El referéndum sobre Monarquía o República es un regalo que el rey Felipe VI debería hacerse a sí mismo, puesto que con toda probabilidad lo iba a ganar. Hay riesgos que se deben tomar con grandeza. Después de todo queda una cuestión capital en el aire: ¿La Monarquía sirve o no sirve?
Solo el surrealismo puede explicar que este país descalabrado, con las instituciones políticas a los pies de los caballos, necesite fiar a una institución sometida a los caprichos del guisante de Mendel, al azar ovárico-seminal, a los pleitos del corazón y líos de familia la solución del propio destino.
En cierta ocasión el presidente de Suecia, Olof Palme, en su visita a la Redacción de El País, formuló algunas preguntas a los periodistas sobre la unidad de España. Por mi parte le dije que este país era como una salsa mayonesa, que mientras la mano del mortero, agitada por un dictador, actúa sobre ella parece ligada y uniforme, pero en cuanto la mano se detiene la salsa se corta y cada grumo se va por su lado. Olof Palme contestó: “¿Y por qué no cambian ustedes de salsa?”.

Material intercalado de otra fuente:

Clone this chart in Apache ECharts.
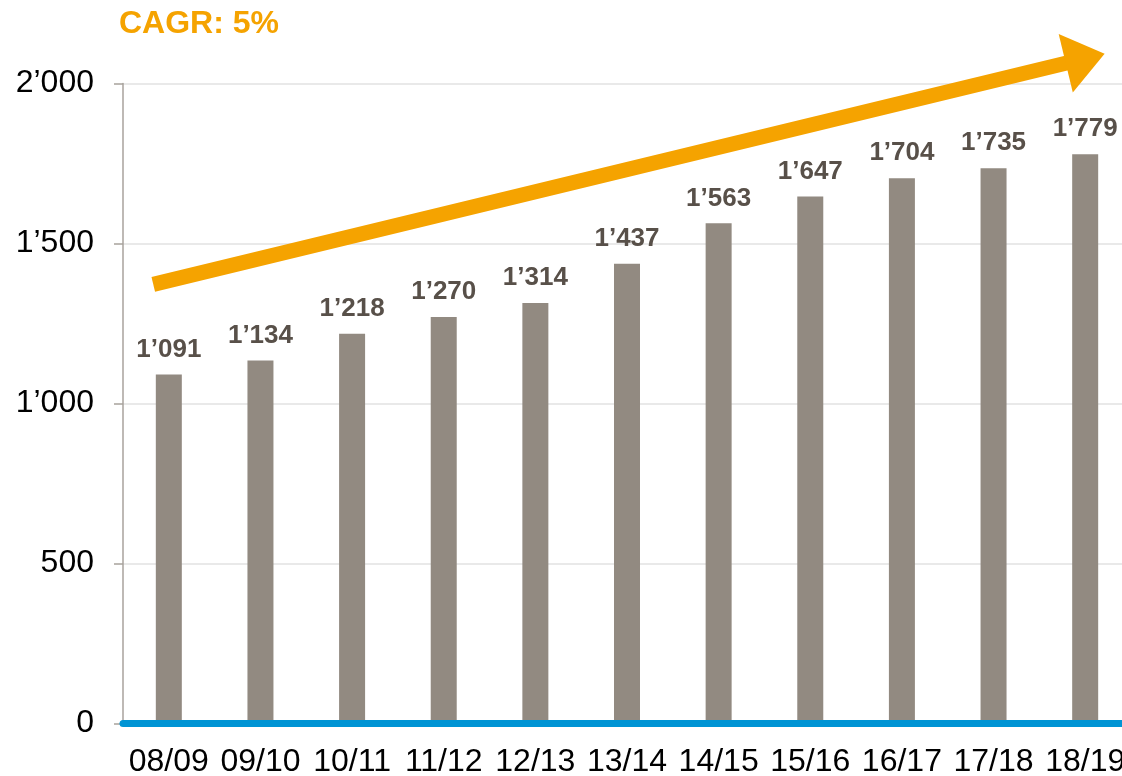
<!DOCTYPE html>
<html style="height: 100%">
<head>
<meta charset="utf-8">
<title>CAGR</title>
<script src="https://cdn.jsdelivr.net/npm/echarts@6/dist/echarts.min.js"></script>
</head>
<body style="height: 100%; margin: 0; background: #fff">
<div id="container" style="width: 1122px; height: 776px"></div>
<script type="text/javascript">
// categories and values
var years = ['08/09', '09/10', '10/11', '11/12', '12/13', '13/14', '14/15', '15/16', '16/17', '17/18', '18/19'];
var values = [1091, 1134, 1218, 1270, 1314, 1437, 1563, 1647, 1704, 1735, 1779];
var yTicks = [0, 500, 1000, 1500, 2000];
// the CAGR arrow runs through these values at the first and last category
var cagrLine = [1384, 2078];
var cagrText = 'CAGR: 5%';

var font = "'Liberation Sans', Arial, sans-serif";

// 1779 -> 1’779
function fmt(n) {
	if (n < 1000) return String(n);
	var rest = String(n % 1000);
	while (rest.length < 3) rest = '0' + rest;
	return Math.floor(n / 1000) + '\u2019' + rest;
}

var myChart = echarts.init(document.getElementById('container'));

var option = {
	animation: false,
	title: {
		text: cagrText,
		left: 119,
		top: 8,
		padding: 0,
		textStyle: {
			color: '#f5a300',
			fontFamily: font,
			fontWeight: 'bold',
			fontSize: 32
		}
	},
	grid: {
		left: 123,
		width: 1008,
		top: 83.5,
		bottom: 52.5,
		containLabel: false,
		outerBoundsMode: 'none'
	},
	xAxis: {
		type: 'category',
		data: years,
		z: 5,
		axisLine: {
			lineStyle: { color: '#0094d4', width: 7 }
		},
		axisTick: { show: false },
		axisLabel: {
			color: '#000',
			fontFamily: font,
			fontSize: 32,
			margin: 23,
			interval: 0
		}
	},
	yAxis: {
		type: 'value',
		min: yTicks[0],
		max: yTicks[yTicks.length - 1],
		interval: yTicks[1] - yTicks[0],
		axisLine: {
			show: true,
			lineStyle: { color: '#a8a29c', width: 1.5 }
		},
		axisTick: {
			show: true,
			length: 9,
			lineStyle: { color: '#a8a29c', width: 1.5 }
		},
		splitLine: {
			lineStyle: { color: '#e2e2e2', width: 1.5 }
		},
		axisLabel: {
			color: '#000',
			fontFamily: font,
			fontSize: 32,
			margin: 29,
			formatter: fmt
		}
	},
	series: [{
		type: 'bar',
		data: values,
		barWidth: 26,
		itemStyle: { color: '#928a81' },
		label: {
			show: true,
			position: 'top',
			distance: 12,
			color: '#585049',
			fontFamily: font,
			fontWeight: 'bold',
			fontSize: 26,
			formatter: function (p) { return fmt(p.value); }
		}
	}]
};

myChart.setOption(option);

// arrow placed through the axes' own scales
var p0 = myChart.convertToPixel({ gridIndex: 0 }, [0, cagrLine[0]]);
var p1 = myChart.convertToPixel({ gridIndex: 0 }, [years.length - 1, cagrLine[1]]);
var dx = p1[0] - p0[0], dy = p1[1] - p0[1];
var len = Math.sqrt(dx * dx + dy * dy);
var ux = dx / len, uy = dy / len;
var nx = -uy, ny = ux;
var start = [p0[0] - 16 * ux, p0[1] - 16 * uy];
var tip = [p1[0] + 20 * ux, p1[1] + 20 * uy];
var base = [tip[0] - 40 * ux, tip[1] - 40 * uy];

myChart.setOption({
	graphic: [{
		type: 'line',
		z: 100,
		shape: { x1: start[0], y1: start[1], x2: base[0] + 2 * ux, y2: base[1] + 2 * uy },
		style: { stroke: '#f5a300', lineWidth: 15 }
	}, {
		type: 'polygon',
		z: 100,
		shape: {
			points: [
				tip,
				[base[0] + 30 * nx, base[1] + 30 * ny],
				[base[0] - 30 * nx, base[1] - 30 * ny]
			]
		},
		style: { fill: '#f5a300' }
	}]
});
</script>
</body>
</html>
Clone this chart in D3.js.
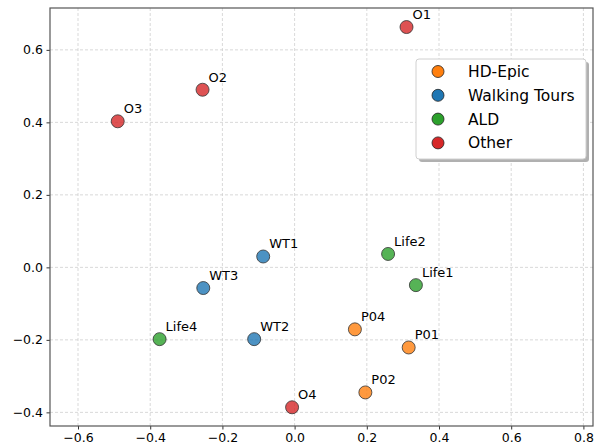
<!DOCTYPE html>
<html>
<head>
<meta charset="utf-8">
<script src="https://cdn.jsdelivr.net/npm/d3@7"></script>
<style>
  body { margin: 0; background: #fff; }
  text { font-family: "DejaVu Sans", sans-serif; fill: #000; }
</style>
</head>
<body>
<svg id="chart" width="596" height="445"></svg>
<script>
// points
var names  = ["O1", "O2", "O3", "WT1", "WT3", "WT2", "Life4", "O4", "Life2", "Life1", "P04", "P01", "P02"];
var xs     = [0.310, -0.255, -0.490, -0.087, -0.253, -0.112, -0.374, -0.007, 0.259, 0.336, 0.167, 0.316, 0.196];
var ys     = [0.663, 0.490, 0.403, 0.030, -0.057, -0.198, -0.198, -0.386, 0.037, -0.049, -0.171, -0.221, -0.345];
var groups = ["Other", "Other", "Other", "Walking Tours", "Walking Tours", "Walking Tours", "ALD", "Other", "ALD", "ALD", "HD-Epic", "HD-Epic", "HD-Epic"];

var legendNames  = ["HD-Epic", "Walking Tours", "ALD", "Other"];
var legendColors = ["#ff7f0e", "#1f77b4", "#2ca02c", "#d62728"];
var xTicks = [-0.6, -0.4, -0.2, 0.0, 0.2, 0.4, 0.6, 0.8];
var yTicks = [-0.4, -0.2, 0.0, 0.2, 0.4, 0.6];

var pl = 50, pr = 593, pt = 8, pb = 426;
var svg = d3.select("#chart");

var x = d3.scaleLinear().domain([-0.6776, 0.8266]).range([pl, pr]);
var y = d3.scaleLinear().domain([-0.4376, 0.7155]).range([pb, pt]);
var color = d3.scaleOrdinal().domain(legendNames).range(legendColors);

function fmt(v) { return d3.format(".1f")(v).replace("-", "\u2212"); }

// grid
var grid = svg.append("g");
grid.selectAll(".gx").data(xTicks).enter().append("line")
  .attr("x1", d => x(d)).attr("x2", d => x(d))
  .attr("y1", pt).attr("y2", pb)
  .attr("stroke", "#cfcfcf").attr("stroke-width", 0.8)
  .attr("stroke-dasharray", "3,2");
grid.selectAll(".gy").data(yTicks).enter().append("line")
  .attr("x1", pl).attr("x2", pr)
  .attr("y1", d => y(d)).attr("y2", d => y(d))
  .attr("stroke", "#cfcfcf").attr("stroke-width", 0.8)
  .attr("stroke-dasharray", "3,2");

// axes
var xAxis = svg.append("g").attr("transform", "translate(0," + pb + ")")
  .call(d3.axisBottom(x).tickValues(xTicks).tickFormat(fmt).tickSize(3.5).tickPadding(3.5));
var yAxis = svg.append("g").attr("transform", "translate(" + pl + ",0)")
  .call(d3.axisLeft(y).tickValues(yTicks).tickFormat(fmt).tickSize(3.5).tickPadding(3.5));
[xAxis, yAxis].forEach(function (a) {
  a.select(".domain").remove();
  a.attr("font-size", 12.5).attr("font-family", "DejaVu Sans");
  a.selectAll("text").attr("fill", "#000");
  a.selectAll("line").attr("stroke", "#333");
});

svg.append("rect")
  .attr("x", pl).attr("y", pt)
  .attr("width", pr - pl).attr("height", pb - pt)
  .attr("fill", "none").attr("stroke", "#555").attr("stroke-width", 1.2);

// points
var pts = names.map((n, i) => ({ name: n, x: xs[i], y: ys[i], g: groups[i] }));
svg.selectAll(".pt").data(pts).enter().append("circle")
  .attr("cx", d => x(d.x)).attr("cy", d => y(d.y)).attr("r", 6.5)
  .attr("fill", d => color(d.g)).attr("fill-opacity", 0.8)
  .attr("stroke", "#333").attr("stroke-width", 0.8);

svg.selectAll(".lbl").data(pts).enter().append("text")
  .attr("x", d => x(d.x) + 6).attr("y", d => y(d.y) - 8)
  .style("font-size", "13px")
  .text(d => d.name);

// legend
var lg = svg.append("g").attr("transform", "translate(416,59)");
lg.append("rect").attr("x", 3).attr("y", 3).attr("width", 170).attr("height", 100)
  .attr("rx", 3).attr("fill", "#b0b0b0");
lg.append("rect").attr("width", 170).attr("height", 100).attr("rx", 3)
  .attr("fill", "#fff").attr("stroke", "#d0d0d0").attr("stroke-width", 1);
var rows = lg.selectAll(".row").data(legendNames).enter().append("g")
  .attr("transform", (d, i) => "translate(0," + (12.5 + i * 23.8) + ")");
rows.append("circle").attr("cx", 22).attr("r", 6)
  .attr("fill", d => color(d)).attr("stroke", "#222").attr("stroke-width", 0.8);
rows.append("text").attr("x", 52).attr("dy", "0.35em")
  .style("font-size", "15.5px").text(d => d);
</script>
</body>
</html>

La abdicación de Juan Carlos vuelve a poner en cuestión la utilidad de la Monarquía como la forma simbólica más práctica y funcional de cohesionar la dispersión soberanista a la que está sometida la mayonesa española. ¿Puede lo irracional acabar siendo pragmático?
Ante la imposibilidad de cambiar de salsa, la pulsión de la República en la calle no podrá ser controlada si el nuevo Rey no se gana el puesto cada día y no legitima su cargo por sí mismo mediante actos inapelables que demuestren que está de parte de la España moderna, compuesta felizmente por distintos pueblos, lenguas y culturas, una salsa que tendrá que ligar con coraje e inteligencia.
¿Legitimarse? Para Felipe VI su 23-F se llama Cataluña.